--- start Supplied information ---

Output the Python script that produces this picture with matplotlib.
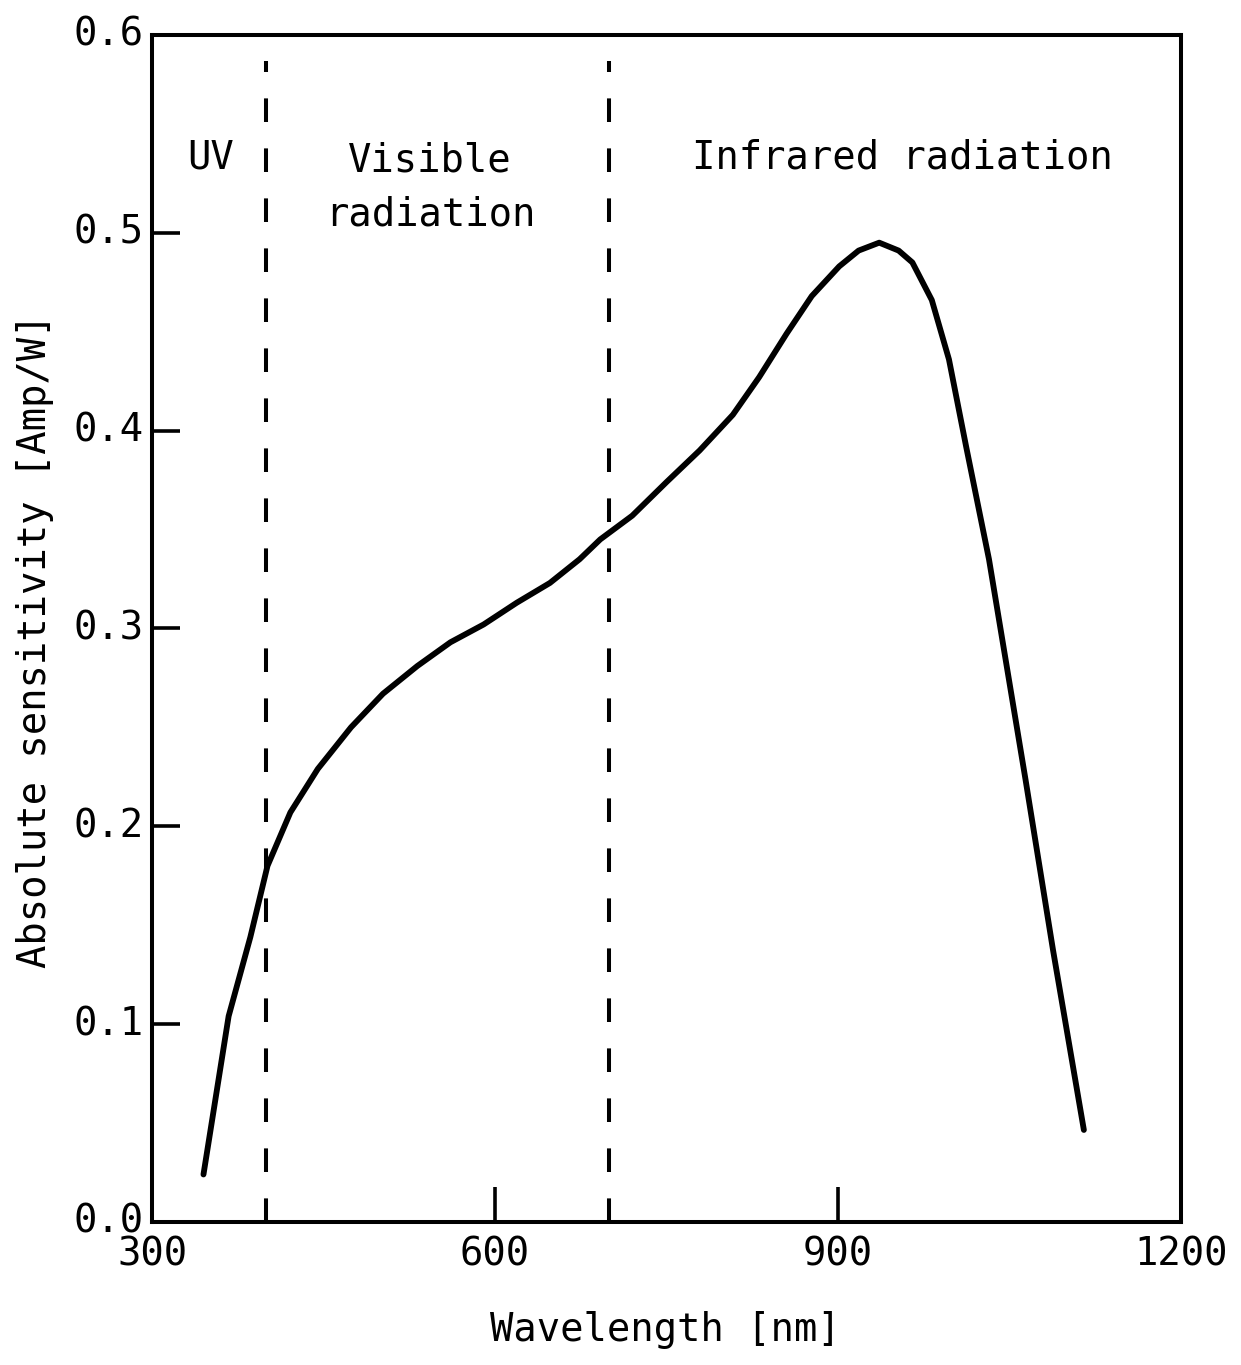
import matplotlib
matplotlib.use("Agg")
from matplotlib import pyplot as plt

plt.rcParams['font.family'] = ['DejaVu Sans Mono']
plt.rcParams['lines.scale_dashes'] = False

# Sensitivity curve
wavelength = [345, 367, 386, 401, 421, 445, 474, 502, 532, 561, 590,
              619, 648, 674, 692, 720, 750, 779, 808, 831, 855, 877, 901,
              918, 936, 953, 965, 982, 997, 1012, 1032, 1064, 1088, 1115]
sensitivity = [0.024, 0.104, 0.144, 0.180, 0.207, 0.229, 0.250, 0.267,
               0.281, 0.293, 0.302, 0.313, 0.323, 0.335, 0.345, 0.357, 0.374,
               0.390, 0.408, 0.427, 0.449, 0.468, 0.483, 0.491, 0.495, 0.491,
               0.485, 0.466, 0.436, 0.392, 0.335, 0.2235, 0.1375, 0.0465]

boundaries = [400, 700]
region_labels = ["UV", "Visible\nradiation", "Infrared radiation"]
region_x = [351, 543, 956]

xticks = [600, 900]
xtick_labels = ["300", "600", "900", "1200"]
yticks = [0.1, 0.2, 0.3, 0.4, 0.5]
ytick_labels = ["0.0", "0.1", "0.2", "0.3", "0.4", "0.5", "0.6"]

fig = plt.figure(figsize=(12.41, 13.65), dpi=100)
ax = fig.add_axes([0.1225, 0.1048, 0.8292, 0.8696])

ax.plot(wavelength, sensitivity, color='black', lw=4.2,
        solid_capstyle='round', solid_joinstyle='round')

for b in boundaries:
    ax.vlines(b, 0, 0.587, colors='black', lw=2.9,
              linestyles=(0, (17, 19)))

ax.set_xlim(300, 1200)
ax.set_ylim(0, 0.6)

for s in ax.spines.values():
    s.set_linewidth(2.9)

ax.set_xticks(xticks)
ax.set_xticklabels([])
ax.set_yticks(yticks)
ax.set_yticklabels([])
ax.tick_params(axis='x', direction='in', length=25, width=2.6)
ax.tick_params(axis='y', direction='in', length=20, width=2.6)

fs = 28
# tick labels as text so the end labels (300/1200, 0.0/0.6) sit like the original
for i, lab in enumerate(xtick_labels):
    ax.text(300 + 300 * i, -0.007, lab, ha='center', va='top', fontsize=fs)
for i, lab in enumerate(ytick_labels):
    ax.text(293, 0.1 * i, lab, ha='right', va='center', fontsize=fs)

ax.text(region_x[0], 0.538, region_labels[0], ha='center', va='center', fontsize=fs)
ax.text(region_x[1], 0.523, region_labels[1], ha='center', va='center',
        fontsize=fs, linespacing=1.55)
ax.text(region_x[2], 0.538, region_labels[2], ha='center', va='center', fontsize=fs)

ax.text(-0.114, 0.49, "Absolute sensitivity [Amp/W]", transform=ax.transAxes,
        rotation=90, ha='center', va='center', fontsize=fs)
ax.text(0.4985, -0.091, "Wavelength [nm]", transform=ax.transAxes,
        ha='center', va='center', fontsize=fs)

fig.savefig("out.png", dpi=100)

--- end Supplied information ---

- [Given instruction]: With the pictures left out, restate word for word every line of the data above, from the first down to the line that contains "plt.rcParams['lines.scale_dashes'] = False".

- [Result]:
Output the Python script that produces this picture with matplotlib.
import matplotlib
matplotlib.use("Agg")
from matplotlib import pyplot as plt

plt.rcParams['font.family'] = ['DejaVu Sans Mono']
plt.rcParams['lines.scale_dashes'] = False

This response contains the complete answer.